**Data in this exercise:**
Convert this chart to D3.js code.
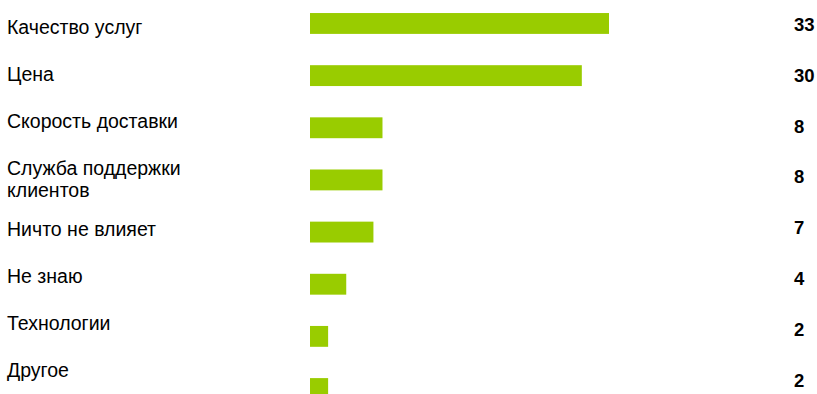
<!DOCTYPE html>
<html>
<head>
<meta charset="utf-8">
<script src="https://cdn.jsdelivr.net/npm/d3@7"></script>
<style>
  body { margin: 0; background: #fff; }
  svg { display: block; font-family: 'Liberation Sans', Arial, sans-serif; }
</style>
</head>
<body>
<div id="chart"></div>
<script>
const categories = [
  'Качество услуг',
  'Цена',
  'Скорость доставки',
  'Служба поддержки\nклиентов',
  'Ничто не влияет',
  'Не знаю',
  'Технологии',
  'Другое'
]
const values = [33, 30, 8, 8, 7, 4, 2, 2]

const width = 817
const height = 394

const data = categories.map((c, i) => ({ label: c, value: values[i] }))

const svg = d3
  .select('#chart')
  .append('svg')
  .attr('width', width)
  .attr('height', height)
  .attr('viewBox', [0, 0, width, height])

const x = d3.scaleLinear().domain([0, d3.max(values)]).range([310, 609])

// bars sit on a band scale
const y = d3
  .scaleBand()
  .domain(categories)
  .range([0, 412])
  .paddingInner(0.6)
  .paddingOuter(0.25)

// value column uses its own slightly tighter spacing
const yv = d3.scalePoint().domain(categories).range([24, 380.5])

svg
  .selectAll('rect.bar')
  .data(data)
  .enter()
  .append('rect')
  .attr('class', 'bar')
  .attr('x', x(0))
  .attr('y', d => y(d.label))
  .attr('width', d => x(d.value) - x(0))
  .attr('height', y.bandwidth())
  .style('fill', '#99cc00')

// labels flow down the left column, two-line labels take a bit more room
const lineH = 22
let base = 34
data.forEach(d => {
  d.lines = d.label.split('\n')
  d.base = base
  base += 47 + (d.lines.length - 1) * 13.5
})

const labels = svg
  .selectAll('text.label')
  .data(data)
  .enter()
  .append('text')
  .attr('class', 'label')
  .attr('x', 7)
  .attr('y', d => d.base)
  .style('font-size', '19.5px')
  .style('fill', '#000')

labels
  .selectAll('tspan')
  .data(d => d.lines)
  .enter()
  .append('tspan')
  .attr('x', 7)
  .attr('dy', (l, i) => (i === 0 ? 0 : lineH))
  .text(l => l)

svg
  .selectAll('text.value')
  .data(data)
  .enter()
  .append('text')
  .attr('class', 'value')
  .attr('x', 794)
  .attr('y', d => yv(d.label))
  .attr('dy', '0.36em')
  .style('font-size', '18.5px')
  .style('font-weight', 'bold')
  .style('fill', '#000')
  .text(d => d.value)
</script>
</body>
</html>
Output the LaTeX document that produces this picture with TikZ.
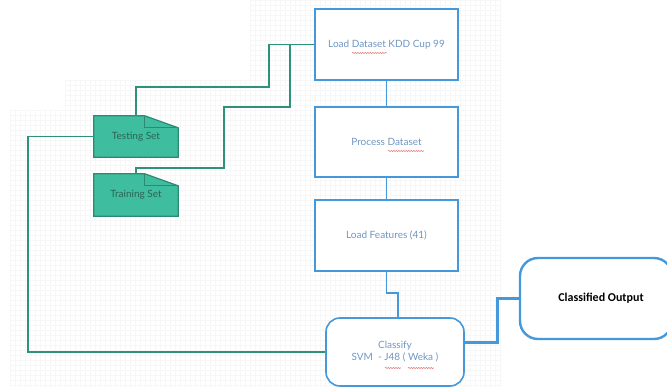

**Goal of the exercise:** Except for the pictures, copy the material above exactly.

**Task output:**
Convert this chart to D3.js code.
<!DOCTYPE html>
<html>
<head>
<meta charset="utf-8">
<script src="https://cdn.jsdelivr.net/npm/d3@7"></script>
<style>
  body { margin: 0; background: #fff; }
  svg { display: block; font-family: 'Liberation Sans', Arial, sans-serif; }
</style>
</head>
<body>
<div id="chart"></div>
<script>
const categories = [
  'Качество услуг',
  'Цена',
  'Скорость доставки',
  'Служба поддержки\nклиентов',
  'Ничто не влияет',
  'Не знаю',
  'Технологии',
  'Другое'
]
const values = [33, 30, 8, 8, 7, 4, 2, 2]

const width = 817
const height = 394

const data = categories.map((c, i) => ({ label: c, value: values[i] }))

const svg = d3
  .select('#chart')
  .append('svg')
  .attr('width', width)
  .attr('height', height)
  .attr('viewBox', [0, 0, width, height])

const x = d3.scaleLinear().domain([0, d3.max(values)]).range([310, 609])

// bars sit on a band scale
const y = d3
  .scaleBand()
  .domain(categories)
  .range([0, 412])
  .paddingInner(0.6)
  .paddingOuter(0.25)

// value column uses its own slightly tighter spacing
const yv = d3.scalePoint().domain(categories).range([24, 380.5])

svg
  .selectAll('rect.bar')
  .data(data)
  .enter()
  .append('rect')
  .attr('class', 'bar')
  .attr('x', x(0))
  .attr('y', d => y(d.label))
  .attr('width', d => x(d.value) - x(0))
  .attr('height', y.bandwidth())
  .style('fill', '#99cc00')

// labels flow down the left column, two-line labels take a bit more room
const lineH = 22
let base = 34
data.forEach(d => {
  d.lines = d.label.split('\n')
  d.base = base
  base += 47 + (d.lines.length - 1) * 13.5
})

const labels = svg
  .selectAll('text.label')
  .data(data)
  .enter()
  .append('text')
  .attr('class', 'label')
  .attr('x', 7)
  .attr('y', d => d.base)
  .style('font-size', '19.5px')
  .style('fill', '#000')

labels
  .selectAll('tspan')
  .data(d => d.lines)
  .enter()
  .append('tspan')
  .attr('x', 7)
  .attr('dy', (l, i) => (i === 0 ? 0 : lineH))
  .text(l => l)

svg
  .selectAll('text.value')
  .data(data)
  .enter()
  .append('text')
  .attr('class', 'value')
  .attr('x', 794)
  .attr('y', d => yv(d.label))
  .attr('dy', '0.36em')
  .style('font-size', '18.5px')
  .style('font-weight', 'bold')
  .style('fill', '#000')
  .text(d => d.value)
</script>
</body>
</html>
Output the LaTeX document that produces this picture with TikZ.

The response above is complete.